Left hand derivative and right hand derivative of a function $f(x)$ at a point $x=a$ are defined as
$f^{\prime }\left(a^{-}\right)=\underset{h\to 0^{+}}{\lim }\frac{f(a)-f(a-h)}{h}=\underset{h\to 0^{-}}{\lim }\frac{f(a+h)-f(a)}{h}\text{ and }$
$f^{\prime }\left(a^{+}\right)=\underset{h\to 0^{+}}{\lim }\frac{f(a+h)-f(a)}{h}=\underset{h\to 0^{-}}{\lim }\frac{f(a)-f(a-h)}{h}=\underset{x\to a^{+}}{\lim }\frac{f(a)-f(x)}{a-x}$ respectively
Let $f$ be a twice differentiable function.
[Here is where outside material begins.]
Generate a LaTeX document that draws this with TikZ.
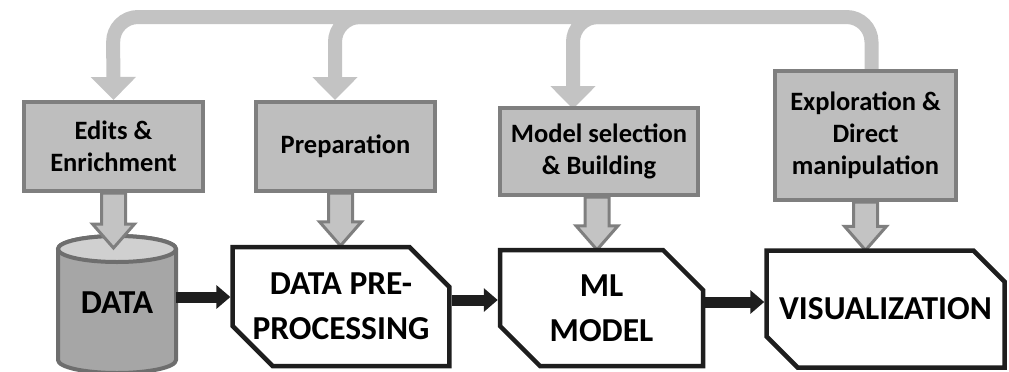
\documentclass[tikz,border=0pt]{standalone}
\usepackage{fontspec}
\setmainfont{Carlito}
\usetikzlibrary{arrows.meta,shapes.misc,backgrounds,calc}
\definecolor{boxfill}{HTML}{BEBEBE}
\definecolor{boxline}{HTML}{7F7F7F}
\definecolor{loopcol}{HTML}{C3C3C3}
\definecolor{cylbody}{HTML}{A6A6A6}
\definecolor{cyltop}{HTML}{D0D0D0}
\definecolor{cylline}{HTML}{6E6E6E}
\definecolor{darkline}{HTML}{1E1E1E}
\newcommand\blockarr[2]{%
  \path[blockarrow] let \p1=(#1), \p2=(#2) in
    (\x1-12pt,\y1) -- (\x1-12pt,\y2+24pt) -- (\x1-21pt,\y2+24pt) -- (\x1,\y2)
    -- (\x1+21pt,\y2+24pt) -- (\x1+12pt,\y2+24pt) -- (\x1+12pt,\y1) -- cycle;}
\begin{document}
\begin{tikzpicture}[x=1pt,y=1pt,
  gbox/.style={draw=boxline, fill=boxfill, line width=4pt, align=center,
    inner sep=0pt, font=\fontsize{26.5}{32}\selectfont\bfseries},
  cbox/.style={chamfered rectangle,
    chamfered rectangle corners={north east,south west},
    chamfered rectangle xsep=20pt, chamfered rectangle ysep=20pt,
    draw=darkline, line width=4.5pt, fill=white, align=center, inner sep=0pt,
    font=\fontsize{33.5}{45}\selectfont\bfseries},
  loopline/.style={draw=loopcol, line width=14pt, rounded corners=25pt},
  looptip/.style={-{Triangle[width=44pt,length=23pt]}},
  blockarrow/.style={fill=loopcol, draw=boxline, line width=3pt, line join=miter},
  blk/.style={draw=darkline, line width=11pt, -{Triangle[width=23pt,length=14pt]}}
]
\useasboundingbox (0,0) rectangle (1009,-372);

% upper gray boxes
\node[gbox, minimum width=179pt, minimum height=89pt] (edits) at (113.5,-146.5) {Edits \&\\Enrichment};
\node[gbox, minimum width=179pt, minimum height=89pt] (prep) at (345.5,-146.5) {Preparation};
\node[gbox, minimum width=198pt, minimum height=87pt] (modsel) at (599,-151.5) {Model selection\\\& Building};
\node[gbox, minimum width=181pt, minimum height=129pt] (explo) at (865.5,-135.5) {Exploration \&\\Direct\\manipulation};

% data cylinder
\node[minimum width=118pt, minimum height=130pt, inner sep=0pt,
  font=\fontsize{33.5}{45}\selectfont\bfseries] (data) at (117,-303) {DATA};
\begin{scope}[on background layer]
  \path[fill=cylbody, draw=cylline, line width=4pt]
    (58,-249) -- (58,-360) arc[start angle=180, end angle=360, x radius=59, y radius=13]
    -- (176,-249) arc[start angle=0, end angle=180, x radius=59, y radius=13];
  \path[fill=cyltop, draw=cylline, line width=4pt]
    (117,-249) ellipse[x radius=59, y radius=13];
\end{scope}

% lower white boxes
\node[cbox, minimum width=208pt, minimum height=119pt] (pre) at (341,-306.5) {DATA PRE-\\PROCESSING};
\node[cbox, minimum width=203pt, minimum height=116pt] (ml) at (601.5,-308) {ML\\MODEL};
\node[cbox, minimum width=238pt, minimum height=117pt] (vis) at (885.5,-309) {VISUALIZATION};

% top feedback loop
\begin{scope}[on background layer]
  \draw[loopline, looptip] ([xshift=6pt]explo.north) -- ++(0,-1) |- (113,-17) -- (edits.north);
  \draw[loopline, looptip] (380,-17) -- (335,-17) -- ([xshift=-10.5pt]prep.north);
  \draw[loopline, looptip] (620,-17) -- (573,-17) -- ([xshift=-26pt,yshift=-3pt]modsel.north);
\end{scope}

% block arrows from the gray boxes
\begin{scope}[on background layer]
  \blockarr{edits.south}{117,-248}
  \blockarr{[xshift=-5pt]prep.south}{$(pre.north)+(0,-1)$}
  \blockarr{[xshift=-2pt]modsel.south}{$(ml.north)+(-2,-2)$}
  \blockarr{explo.south}{$(explo.south |- vis.north)+(0,-2)$}
\end{scope}

% black flow arrows
\draw[blk] (data.east |- 0,-297) -- (pre.west |- 0,-297);
\draw[blk] (pre.east |- 0,-300) -- (ml.west |- 0,-300);
\draw[blk] (ml.east |- 0,-302) -- (vis.west |- 0,-302);
\end{tikzpicture}
\end{document}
We also know that derivative of an even function is odd function and derivative of an odd function is even function.
If $f$ is odd, which of the following is Left hand derivative of $f$ at $x=-a$

• A. $\underset{h\to 0^{-}}{\lim }\frac{f(a-h)-f(a)}{-h}$
• B. $\underset{h\to 0^{-}}{\lim }\frac{f(h-a)-f(a)}{h}$
• C. $\underset{h\to 0^{+}}{\lim }\frac{f(a)+f(a-h)}{-h}$
• D. $\underset{h\to 0^{-}}{\lim }\frac{f(-a)-f(-a-h)}{-h}$

Answer 1

Answer: (A)

$LHD=\underset{h\to 0^{-}}{\lim }\frac{f(-a+h)-f(-a)}{h}$
$=\underset{h\to 0^{-}}{\lim }\frac{-f(a-h)+f(a)}{h}=\underset{h\to 0^{-}}{\lim }\frac{f(a-h)-f(a)}{-h}$